By Sharon Omahen
University of Georgia
The U.S. food and water supply could become targets of terrorism, and scientists in Georgia are preparing for such attacks.
Shortly after the events of 9/11, University of Georgia researchers teamed up with state officials to form an agroterrorism task force. The Georgia Emergency Management Association, Georgia Agribusiness Council and Georgia Department of Agriculture are partners.
Later, a joint venture between Georgia Tech Research Institute and University of Georgia led to establishing CSAGE, the Center for Security of Agriculture and the Environment.
"The focus of CSAGE research is to counteract the intentional use of pathogens and chemicals to create terror," said Jeff Fisher, co-director of CSAGE.
"Areas which could be targeted include areas where animals and food are produced and distributed, fields, water supplies and the atmosphere," said Fisher, a professor of environmental health at the UGA College of Agricultural and Environmental Sciences.
Not just farmers' problem
The threat of agroterrorism isn't a problem just for farmers.

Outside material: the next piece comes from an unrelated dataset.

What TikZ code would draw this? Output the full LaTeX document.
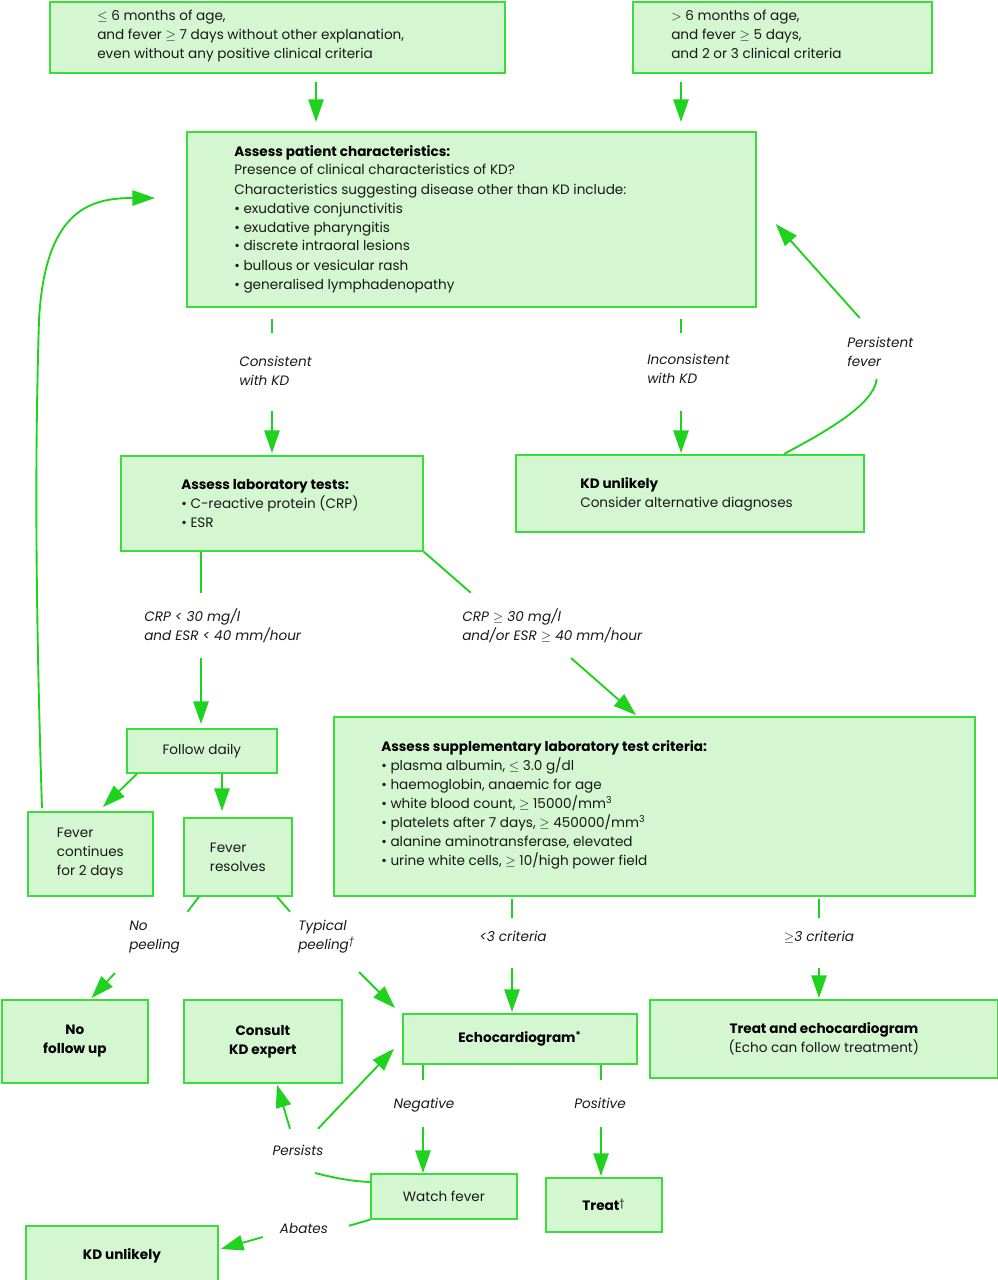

"If a disease was introduced into our animal populations, plant crops or food supply, the value of agriculture would plummet," Fisher said. "Our trading partners would refuse to buy from us, and the U.S. would head into a deep recession."
Introducing foreign animal diseases like foot-and-mouth disease could decimate the nation's livestock industry. And farmers wouldn't suffer alone, Fisher said. Every American would feel the pinch.
"We could lose up to $100 billion from our national economy from foot-and-mouth alone," he said. "Avian influenza or Newcastle disease, two devastating poultry diseases, would cripple the nation's poultry industry."
This would be a huge blow to Georgia, which many consider the poultry capital of the nation.
Georgia farmers constantly fight diseases and pests that pop up accidentally. Intentional introductions could have "a significant and long-lasting impact on agriculture in Georgia," he said.
Researchers at Georgia Tech are working to develop sensors that can detect and characterize contaminants in the food chain. "This sensor technology could be used for field detection, warning for food processing and laboratory analysis," Fisher said.
Models will assess risks
UGA scientists are working on mathematical models to help assess the risks that attacks could pose to crops, animals and humans. The success of these projects lies in awareness and education.
"The extension service at UGA will be used to disseminate agroterror information and educate agriculture personnel across the state," Fisher said. "Overall, the CSAGE plans to cover the gamut of activities involved in countering agricultural terrorism."
The group would like to present a mock agroterroristic scenario for FBI agents, GEMA officials and others to prepare for actual emergencies. But the group needs funding.
Fisher has applied for and hopes to get funding for the center through the president's homeland security program, he said.
(Sharon Omahen is a news editor with the University of Georgia College of Agricultural and Environmental Sciences.)